Friday, November 6, 2020

Little ladies Manville and Lane show off huge talents in 'Let Him Go'

Lane and Costner share a real Western moment in "Let Him Go."
When many of us last saw the ever-grand Lesley Manville, she was stealing Paul Thomas Anderson's Oscar-worthy "Phantom Thread" from leading man Daniel Day-Lewis with her own nominated supporting performance. (Apologies to that 2017 winner, Allison Janney in "I, Tonya," but it says here that Manville was robbed.)

Regardless, three years later, the petite British dynamo is turning the same acting tricks in "Let Him Go," a slow-heating Western potboiler that finds Manville's cunning Blanche Weboy threatening a longtime couple (Diane Lane and Kevin Costner) trying to save their grandson from a brood of brigands and bullies.

Costner, who has been playing cowboys for so long now you might be surprised when he's not wearing a Stetson, portrays retired Montana lawman George Blackledge. As this man of very few words, Costner gives a performance that suits the Oscar-winner well, especially since he takes a considerable back seat to the ladies in the room. 

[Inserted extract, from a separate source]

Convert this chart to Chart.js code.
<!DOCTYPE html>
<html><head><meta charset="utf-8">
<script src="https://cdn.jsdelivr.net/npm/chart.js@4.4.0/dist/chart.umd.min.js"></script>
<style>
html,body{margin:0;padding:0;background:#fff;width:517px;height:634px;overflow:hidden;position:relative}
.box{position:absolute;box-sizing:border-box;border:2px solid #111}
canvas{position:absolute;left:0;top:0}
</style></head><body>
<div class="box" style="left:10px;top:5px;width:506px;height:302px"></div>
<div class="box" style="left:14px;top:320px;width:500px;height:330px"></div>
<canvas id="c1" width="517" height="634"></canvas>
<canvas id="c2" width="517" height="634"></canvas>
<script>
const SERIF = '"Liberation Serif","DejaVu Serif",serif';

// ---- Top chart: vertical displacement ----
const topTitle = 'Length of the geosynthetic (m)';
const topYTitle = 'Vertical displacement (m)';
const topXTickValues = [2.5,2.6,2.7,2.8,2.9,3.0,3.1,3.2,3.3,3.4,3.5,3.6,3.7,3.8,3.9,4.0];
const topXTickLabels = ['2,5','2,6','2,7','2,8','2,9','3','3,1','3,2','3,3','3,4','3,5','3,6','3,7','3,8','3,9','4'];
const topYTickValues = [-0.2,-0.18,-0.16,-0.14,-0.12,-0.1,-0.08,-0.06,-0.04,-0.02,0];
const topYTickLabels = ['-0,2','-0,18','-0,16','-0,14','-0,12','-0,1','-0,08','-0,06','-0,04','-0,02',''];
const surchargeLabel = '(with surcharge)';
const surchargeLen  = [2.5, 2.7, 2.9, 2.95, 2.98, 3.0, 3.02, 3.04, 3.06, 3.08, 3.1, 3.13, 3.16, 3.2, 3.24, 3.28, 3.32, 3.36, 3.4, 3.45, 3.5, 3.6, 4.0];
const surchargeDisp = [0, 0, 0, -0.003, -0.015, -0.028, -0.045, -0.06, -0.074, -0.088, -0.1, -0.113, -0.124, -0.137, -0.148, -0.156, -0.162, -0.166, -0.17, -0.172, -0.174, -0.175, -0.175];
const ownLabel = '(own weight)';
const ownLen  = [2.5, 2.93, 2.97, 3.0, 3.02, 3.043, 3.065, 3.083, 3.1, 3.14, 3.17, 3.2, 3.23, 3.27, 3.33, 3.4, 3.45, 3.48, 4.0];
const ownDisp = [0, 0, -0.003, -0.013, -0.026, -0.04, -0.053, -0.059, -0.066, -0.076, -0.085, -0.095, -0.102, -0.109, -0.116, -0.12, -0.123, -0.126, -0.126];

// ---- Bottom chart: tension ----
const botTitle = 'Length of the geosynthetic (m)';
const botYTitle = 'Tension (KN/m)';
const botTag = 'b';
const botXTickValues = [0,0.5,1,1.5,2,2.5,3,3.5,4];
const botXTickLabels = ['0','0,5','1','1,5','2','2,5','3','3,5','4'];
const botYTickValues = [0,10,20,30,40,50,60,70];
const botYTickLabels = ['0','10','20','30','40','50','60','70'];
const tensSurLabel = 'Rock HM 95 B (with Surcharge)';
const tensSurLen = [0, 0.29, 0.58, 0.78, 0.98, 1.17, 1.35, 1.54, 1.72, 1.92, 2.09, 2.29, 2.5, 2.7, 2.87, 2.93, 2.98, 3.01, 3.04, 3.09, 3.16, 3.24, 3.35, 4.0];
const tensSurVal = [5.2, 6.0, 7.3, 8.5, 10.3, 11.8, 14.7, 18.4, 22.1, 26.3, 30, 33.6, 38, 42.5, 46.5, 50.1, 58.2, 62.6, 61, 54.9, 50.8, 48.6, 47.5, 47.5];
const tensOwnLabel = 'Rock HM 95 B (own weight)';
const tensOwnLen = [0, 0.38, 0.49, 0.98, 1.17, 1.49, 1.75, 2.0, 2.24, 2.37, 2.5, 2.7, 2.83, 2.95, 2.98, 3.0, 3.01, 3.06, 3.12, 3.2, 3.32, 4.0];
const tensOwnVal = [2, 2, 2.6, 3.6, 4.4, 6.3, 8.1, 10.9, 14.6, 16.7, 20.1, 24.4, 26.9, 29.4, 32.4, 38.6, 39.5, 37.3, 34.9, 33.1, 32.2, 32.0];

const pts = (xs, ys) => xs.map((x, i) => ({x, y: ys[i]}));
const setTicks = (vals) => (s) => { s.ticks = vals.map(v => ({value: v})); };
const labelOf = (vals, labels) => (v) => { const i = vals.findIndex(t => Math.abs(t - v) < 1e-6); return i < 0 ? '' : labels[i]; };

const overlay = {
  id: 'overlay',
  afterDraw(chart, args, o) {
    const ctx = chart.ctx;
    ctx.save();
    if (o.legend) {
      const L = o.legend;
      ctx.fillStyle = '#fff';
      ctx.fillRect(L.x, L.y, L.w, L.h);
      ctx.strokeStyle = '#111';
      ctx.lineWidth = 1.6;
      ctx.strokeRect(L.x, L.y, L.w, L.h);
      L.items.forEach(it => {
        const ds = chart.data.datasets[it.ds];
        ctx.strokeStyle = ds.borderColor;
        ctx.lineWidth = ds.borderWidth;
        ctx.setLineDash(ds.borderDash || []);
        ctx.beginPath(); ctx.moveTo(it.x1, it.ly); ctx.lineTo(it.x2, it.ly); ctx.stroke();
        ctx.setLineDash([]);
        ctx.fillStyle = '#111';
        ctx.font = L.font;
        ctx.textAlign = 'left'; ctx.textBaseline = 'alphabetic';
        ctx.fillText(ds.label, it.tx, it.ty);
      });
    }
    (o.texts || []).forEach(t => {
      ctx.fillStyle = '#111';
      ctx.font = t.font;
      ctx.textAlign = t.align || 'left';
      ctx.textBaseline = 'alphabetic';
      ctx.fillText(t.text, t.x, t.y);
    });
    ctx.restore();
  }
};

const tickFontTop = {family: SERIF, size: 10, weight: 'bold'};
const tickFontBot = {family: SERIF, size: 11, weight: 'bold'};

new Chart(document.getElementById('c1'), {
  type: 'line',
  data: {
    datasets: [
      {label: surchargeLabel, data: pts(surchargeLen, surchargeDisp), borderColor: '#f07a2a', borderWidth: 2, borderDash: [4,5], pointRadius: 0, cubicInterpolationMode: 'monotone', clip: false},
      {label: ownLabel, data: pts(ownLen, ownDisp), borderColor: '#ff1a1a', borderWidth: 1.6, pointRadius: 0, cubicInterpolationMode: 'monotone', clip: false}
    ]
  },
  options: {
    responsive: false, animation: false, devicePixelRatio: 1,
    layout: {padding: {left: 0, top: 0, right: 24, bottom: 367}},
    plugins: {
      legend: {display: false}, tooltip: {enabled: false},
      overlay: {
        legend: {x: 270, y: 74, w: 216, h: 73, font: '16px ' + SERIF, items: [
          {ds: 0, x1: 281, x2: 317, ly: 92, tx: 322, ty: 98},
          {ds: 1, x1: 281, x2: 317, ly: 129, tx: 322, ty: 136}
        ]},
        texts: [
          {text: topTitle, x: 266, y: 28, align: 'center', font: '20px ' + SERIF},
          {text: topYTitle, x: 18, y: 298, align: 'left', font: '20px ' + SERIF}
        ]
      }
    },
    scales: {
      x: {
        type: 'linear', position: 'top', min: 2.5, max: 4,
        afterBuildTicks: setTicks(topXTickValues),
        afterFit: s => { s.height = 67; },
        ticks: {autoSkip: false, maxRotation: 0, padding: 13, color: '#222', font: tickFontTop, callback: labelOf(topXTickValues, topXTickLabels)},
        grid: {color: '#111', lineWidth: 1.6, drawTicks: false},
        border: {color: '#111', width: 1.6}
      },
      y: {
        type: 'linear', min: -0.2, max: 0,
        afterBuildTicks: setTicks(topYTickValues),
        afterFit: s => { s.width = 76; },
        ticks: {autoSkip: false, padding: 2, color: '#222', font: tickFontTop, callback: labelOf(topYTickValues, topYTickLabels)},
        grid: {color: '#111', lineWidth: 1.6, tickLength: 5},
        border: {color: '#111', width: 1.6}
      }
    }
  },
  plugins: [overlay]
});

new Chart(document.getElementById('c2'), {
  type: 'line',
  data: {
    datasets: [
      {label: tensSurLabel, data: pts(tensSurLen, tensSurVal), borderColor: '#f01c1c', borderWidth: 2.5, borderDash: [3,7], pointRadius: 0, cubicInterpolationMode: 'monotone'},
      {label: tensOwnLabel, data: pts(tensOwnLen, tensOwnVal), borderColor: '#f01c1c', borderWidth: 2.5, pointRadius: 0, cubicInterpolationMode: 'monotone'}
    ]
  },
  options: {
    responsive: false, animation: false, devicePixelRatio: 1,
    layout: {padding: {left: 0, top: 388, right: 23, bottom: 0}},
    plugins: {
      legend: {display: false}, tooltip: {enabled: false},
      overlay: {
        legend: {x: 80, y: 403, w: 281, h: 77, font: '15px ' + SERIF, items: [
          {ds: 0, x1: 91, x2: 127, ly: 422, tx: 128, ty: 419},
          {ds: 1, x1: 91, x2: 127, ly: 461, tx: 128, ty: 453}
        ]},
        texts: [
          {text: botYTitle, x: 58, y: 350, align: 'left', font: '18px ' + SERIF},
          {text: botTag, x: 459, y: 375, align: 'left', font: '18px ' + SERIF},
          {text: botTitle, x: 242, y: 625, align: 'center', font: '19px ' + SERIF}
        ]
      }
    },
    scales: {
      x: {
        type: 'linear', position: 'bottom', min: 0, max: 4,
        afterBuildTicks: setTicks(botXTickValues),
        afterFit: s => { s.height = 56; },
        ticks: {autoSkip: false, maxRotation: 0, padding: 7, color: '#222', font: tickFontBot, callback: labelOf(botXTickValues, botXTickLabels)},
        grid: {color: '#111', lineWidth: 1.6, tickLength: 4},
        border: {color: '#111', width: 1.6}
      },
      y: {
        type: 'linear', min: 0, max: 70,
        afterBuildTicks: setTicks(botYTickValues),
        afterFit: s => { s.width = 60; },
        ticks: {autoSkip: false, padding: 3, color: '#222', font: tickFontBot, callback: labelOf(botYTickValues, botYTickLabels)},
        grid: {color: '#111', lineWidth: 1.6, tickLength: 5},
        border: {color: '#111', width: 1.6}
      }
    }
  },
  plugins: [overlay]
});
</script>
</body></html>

Manville as the Weboy matriarch. 
That means George's wife Margaret, a good, strong woman who used to break horses and apparently whispered to them, too, rules a roost which likely has weathered the storms of a relationship woe or two. It's a part that allows Lane to roam a wide landscape, and she certainly shows the chops and fortitude to do it in more than attractive fashion.

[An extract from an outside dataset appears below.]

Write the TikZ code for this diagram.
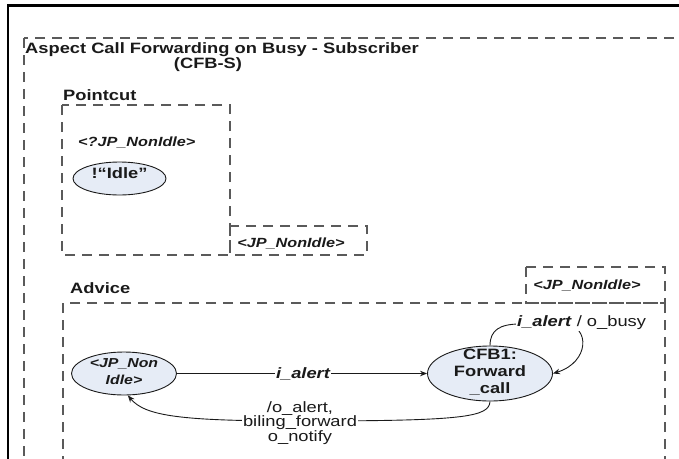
\documentclass[tikz,border=0pt]{standalone}
\usepackage{fontspec}
\setmainfont{Liberation Sans}[FakeStretch=1.22]
\usetikzlibrary{arrows.meta,shapes.geometric}
\definecolor{stfill}{HTML}{E6ECF6}
\definecolor{dashgray}{HTML}{5A5A5A}
\definecolor{ink}{HTML}{1A1A1A}
\begin{document}
\begin{tikzpicture}[x=1pt,y=-1pt,
  frame/.style={line width=2.5pt,black},
  dbox/.style={draw=dashgray, line width=1.2pt, dash pattern=on 10pt off 7pt},
  stshape/.style={ellipse, draw=ink, line width=0.9pt, fill=stfill, inner sep=0pt},
  sttext/.style={align=center, inner sep=0pt, text=ink, font=\bfseries\fontsize{15}{17}\selectfont},
  hd/.style={font=\bfseries\fontsize{15}{15}\selectfont, inner sep=0pt, text=ink},
  jp/.style={font=\bfseries\itshape\fontsize{13.3}{15}\selectfont, inner sep=0pt, text=ink},
  conn/.style={draw=ink, line width=0.9pt, -{Stealth[length=7pt,width=5.5pt]}},
  lbl/.style={fill=white, inner sep=1.5pt, align=center, text=ink, font=\fontsize{15}{14.5}\selectfont},
]
\useasboundingbox (0,0) rectangle (679,458);
\clip (0,0) rectangle (679,458);

% black frame
\draw[frame] (681,5.5) -- (8,5.5) -- (8,462);

% outer aspect box
\draw[dbox] (24,38) rectangle (720,500);
\node[hd, anchor=west] (title) at (25,50) {Aspect Call Forwarding on Busy - Subscriber};
\node[hd] (subtitle) at (208,65) {(CFB-S)};

% pointcut
\node[hd, anchor=west] (pclabel) at (63,95) {Pointcut};
\draw[dbox] (62,105) rectangle (230,255);
\draw[dbox] (230,226) rectangle (367,255);
\node[jp] (pcjp) at (291,243) {<JP\_NonIdle>};
\node[jp, anchor=west] (pcq) at (78,142) {<?JP\_NonIdle>};
\node[stshape, minimum width=93pt, minimum height=33pt] (idle) at (119.5,178.5) {};
\node[sttext] (idletext) at (119.5,173) {!“Idle”};

% advice
\node[hd, anchor=west] (advlabel) at (70,288) {Advice};
\draw[dbox] (63,303) rectangle (665,500);
\draw[dbox] (526,267) rectangle (665,303);
\node[jp] (advjp) at (587,285) {<JP\_NonIdle>};

% states
\node[stshape, minimum width=105pt, minimum height=43pt] (A) at (124,373.5) {};
\node[jp, align=center, font=\bfseries\itshape\fontsize{13}{17}\selectfont] (Atext) at (124,371.5) {<JP\_Non\\Idle>};
\node[stshape, minimum width=125pt, minimum height=55pt] (B) at (490,373.5) {};
\node[sttext] (Btext) at (490,372) {CFB1:\\Forward\\\_call};

% A -> B
\draw[conn] (A) -- (B) node[lbl, midway, xshift=1pt, font=\bfseries\itshape\fontsize{15}{15}\selectfont] (ialert) {i\_alert};

% self loop on B
\coordinate (lp) at (520,324);
\coordinate (lq) at (565,324);
\draw[conn] (B.north) .. controls (490,330) and (500,324) .. (lp) -- (lq)
  .. controls (590,326) and (590,362) .. (B.east);
\node[lbl, anchor=west, inner sep=1pt] (looplabel) at (516,323) {\textbf{\textit{i\_alert}} / o\_busy};

% B -> A
\coordinate (bm) at (300,421);
\draw[conn] (B.south) .. controls (489,417) and (465,421) .. (bm)
  .. controls (180,421) and (145,416) .. (A.-80);
\node[lbl, inner sep=1pt] (backlabel) at (300,423) {/o\_alert,\\biling\_forward\\o\_notify};
\end{tikzpicture}
\end{document}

So, a showdown might be looming, folks -- Margaret versus Blanche, Lane against Manville -- after an abusive member of the Weboy clan enters the life of the Blackledges by marrying the widow of their late son and moving to the badlands of North Dakota with three-year-old Jimmy Blackledge in tow.

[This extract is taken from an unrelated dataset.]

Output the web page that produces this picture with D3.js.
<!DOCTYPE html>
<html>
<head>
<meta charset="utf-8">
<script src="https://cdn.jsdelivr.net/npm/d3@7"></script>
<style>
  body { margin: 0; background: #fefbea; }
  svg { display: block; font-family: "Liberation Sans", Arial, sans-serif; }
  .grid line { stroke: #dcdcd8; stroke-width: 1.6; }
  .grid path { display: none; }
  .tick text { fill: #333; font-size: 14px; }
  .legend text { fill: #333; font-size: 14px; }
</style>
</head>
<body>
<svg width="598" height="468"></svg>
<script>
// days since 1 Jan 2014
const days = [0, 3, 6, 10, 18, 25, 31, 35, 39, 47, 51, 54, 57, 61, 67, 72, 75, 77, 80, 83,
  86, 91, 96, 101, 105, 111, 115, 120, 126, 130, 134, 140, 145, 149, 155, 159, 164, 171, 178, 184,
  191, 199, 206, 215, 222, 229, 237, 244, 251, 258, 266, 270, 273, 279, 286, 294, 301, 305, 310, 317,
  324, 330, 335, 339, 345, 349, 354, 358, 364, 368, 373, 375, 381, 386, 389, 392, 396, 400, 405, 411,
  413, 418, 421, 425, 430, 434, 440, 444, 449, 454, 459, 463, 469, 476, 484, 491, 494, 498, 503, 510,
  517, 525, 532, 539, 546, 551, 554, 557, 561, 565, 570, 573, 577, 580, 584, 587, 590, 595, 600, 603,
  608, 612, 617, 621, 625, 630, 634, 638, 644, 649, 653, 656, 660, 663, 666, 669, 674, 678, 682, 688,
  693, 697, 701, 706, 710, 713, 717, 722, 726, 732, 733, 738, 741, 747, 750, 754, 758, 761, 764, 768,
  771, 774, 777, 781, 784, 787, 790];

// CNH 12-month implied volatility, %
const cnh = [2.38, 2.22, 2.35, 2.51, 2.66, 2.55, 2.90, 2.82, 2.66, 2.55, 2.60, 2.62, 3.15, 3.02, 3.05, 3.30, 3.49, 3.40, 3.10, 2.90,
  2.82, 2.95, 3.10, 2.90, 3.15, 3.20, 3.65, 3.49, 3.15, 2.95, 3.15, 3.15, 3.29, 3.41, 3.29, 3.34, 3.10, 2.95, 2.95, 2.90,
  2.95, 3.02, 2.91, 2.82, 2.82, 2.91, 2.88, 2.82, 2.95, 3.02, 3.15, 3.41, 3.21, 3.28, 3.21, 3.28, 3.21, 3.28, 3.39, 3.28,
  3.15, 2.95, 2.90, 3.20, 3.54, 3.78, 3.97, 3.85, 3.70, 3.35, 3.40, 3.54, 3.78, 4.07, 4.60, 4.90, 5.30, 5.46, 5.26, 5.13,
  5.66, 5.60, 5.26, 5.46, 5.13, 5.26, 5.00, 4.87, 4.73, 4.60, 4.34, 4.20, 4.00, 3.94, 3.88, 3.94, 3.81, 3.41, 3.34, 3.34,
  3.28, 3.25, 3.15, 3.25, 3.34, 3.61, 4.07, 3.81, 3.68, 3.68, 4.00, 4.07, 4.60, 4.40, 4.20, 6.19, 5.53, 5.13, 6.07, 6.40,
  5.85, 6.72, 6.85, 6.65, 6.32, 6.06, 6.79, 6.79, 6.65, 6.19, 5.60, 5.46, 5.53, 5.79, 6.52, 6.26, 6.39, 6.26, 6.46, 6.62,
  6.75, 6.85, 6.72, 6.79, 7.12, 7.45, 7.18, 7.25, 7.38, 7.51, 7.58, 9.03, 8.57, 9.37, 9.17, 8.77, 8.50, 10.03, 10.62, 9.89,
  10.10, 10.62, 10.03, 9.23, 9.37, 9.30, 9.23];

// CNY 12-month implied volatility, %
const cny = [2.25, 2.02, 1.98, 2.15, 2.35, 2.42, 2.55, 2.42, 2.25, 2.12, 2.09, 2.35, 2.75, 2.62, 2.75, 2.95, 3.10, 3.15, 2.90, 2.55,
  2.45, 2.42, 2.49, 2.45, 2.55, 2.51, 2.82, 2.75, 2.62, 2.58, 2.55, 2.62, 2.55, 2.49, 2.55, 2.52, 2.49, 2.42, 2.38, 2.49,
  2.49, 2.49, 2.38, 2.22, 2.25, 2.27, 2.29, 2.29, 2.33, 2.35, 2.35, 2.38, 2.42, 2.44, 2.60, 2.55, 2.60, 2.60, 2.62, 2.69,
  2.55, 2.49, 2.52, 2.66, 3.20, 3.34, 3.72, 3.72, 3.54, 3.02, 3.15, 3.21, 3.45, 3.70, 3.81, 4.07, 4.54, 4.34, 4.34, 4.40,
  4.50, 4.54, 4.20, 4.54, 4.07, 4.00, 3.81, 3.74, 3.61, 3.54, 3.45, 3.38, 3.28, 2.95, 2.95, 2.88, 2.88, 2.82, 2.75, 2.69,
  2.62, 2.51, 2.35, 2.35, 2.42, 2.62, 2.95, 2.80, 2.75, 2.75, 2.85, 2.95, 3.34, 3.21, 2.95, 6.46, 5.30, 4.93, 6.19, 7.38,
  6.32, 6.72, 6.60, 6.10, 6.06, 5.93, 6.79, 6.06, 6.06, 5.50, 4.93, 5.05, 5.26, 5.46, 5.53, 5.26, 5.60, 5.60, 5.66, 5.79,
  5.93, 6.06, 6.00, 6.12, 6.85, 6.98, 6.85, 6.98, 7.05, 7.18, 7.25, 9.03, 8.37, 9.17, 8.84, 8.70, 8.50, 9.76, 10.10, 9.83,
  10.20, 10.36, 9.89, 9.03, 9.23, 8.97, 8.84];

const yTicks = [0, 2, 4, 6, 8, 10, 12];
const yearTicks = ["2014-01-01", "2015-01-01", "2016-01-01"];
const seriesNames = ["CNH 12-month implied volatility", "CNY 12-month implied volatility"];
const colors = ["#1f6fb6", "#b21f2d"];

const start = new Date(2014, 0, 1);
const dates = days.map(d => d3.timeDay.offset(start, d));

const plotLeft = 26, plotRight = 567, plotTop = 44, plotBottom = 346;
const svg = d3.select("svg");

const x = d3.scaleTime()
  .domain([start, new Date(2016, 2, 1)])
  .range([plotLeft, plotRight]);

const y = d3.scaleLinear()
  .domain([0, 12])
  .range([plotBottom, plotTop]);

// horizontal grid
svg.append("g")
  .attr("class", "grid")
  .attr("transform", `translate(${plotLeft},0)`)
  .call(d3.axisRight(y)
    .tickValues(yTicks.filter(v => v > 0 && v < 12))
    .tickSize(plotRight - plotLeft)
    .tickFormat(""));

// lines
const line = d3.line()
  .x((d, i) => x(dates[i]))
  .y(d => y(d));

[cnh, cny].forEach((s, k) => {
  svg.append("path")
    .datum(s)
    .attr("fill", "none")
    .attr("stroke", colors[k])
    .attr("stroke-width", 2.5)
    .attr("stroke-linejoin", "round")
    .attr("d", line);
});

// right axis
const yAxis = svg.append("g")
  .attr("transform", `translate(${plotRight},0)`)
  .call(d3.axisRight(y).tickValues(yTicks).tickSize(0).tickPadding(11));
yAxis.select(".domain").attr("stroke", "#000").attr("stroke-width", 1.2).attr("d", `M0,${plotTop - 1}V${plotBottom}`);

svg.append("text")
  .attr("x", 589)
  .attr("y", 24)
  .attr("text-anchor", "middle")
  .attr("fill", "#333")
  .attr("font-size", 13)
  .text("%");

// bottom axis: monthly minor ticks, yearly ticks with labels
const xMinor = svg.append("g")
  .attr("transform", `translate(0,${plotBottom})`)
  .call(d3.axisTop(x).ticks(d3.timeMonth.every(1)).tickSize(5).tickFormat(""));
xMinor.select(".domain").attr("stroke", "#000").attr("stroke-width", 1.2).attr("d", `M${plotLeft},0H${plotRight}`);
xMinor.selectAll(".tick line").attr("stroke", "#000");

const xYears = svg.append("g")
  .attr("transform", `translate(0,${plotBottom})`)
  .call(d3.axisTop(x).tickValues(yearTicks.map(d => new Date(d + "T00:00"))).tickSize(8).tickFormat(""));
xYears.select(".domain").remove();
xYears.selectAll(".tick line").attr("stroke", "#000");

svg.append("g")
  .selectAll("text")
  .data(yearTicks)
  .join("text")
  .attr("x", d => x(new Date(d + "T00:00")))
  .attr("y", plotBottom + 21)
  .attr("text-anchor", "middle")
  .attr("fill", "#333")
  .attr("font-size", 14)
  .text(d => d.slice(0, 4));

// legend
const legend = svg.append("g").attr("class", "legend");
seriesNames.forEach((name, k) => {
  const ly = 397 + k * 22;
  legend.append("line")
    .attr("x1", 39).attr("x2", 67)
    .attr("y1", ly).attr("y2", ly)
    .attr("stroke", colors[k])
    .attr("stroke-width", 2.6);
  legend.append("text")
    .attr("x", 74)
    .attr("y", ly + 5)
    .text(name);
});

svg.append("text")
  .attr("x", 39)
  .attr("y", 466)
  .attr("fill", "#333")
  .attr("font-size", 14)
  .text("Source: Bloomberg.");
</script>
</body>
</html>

He takes plenty of potential violence with him, too, in the unsettling mix of family loyalty and shocking intrusion that writer/director Thomas Bezucha ("The Family Stone") grippingly assembles from a novel by Larry Watson. As always on this site, more details stay limited to keep surprises and special moments in full force; just know it's a very good -- and sneaky -- watch, if only in theaters, at least for now.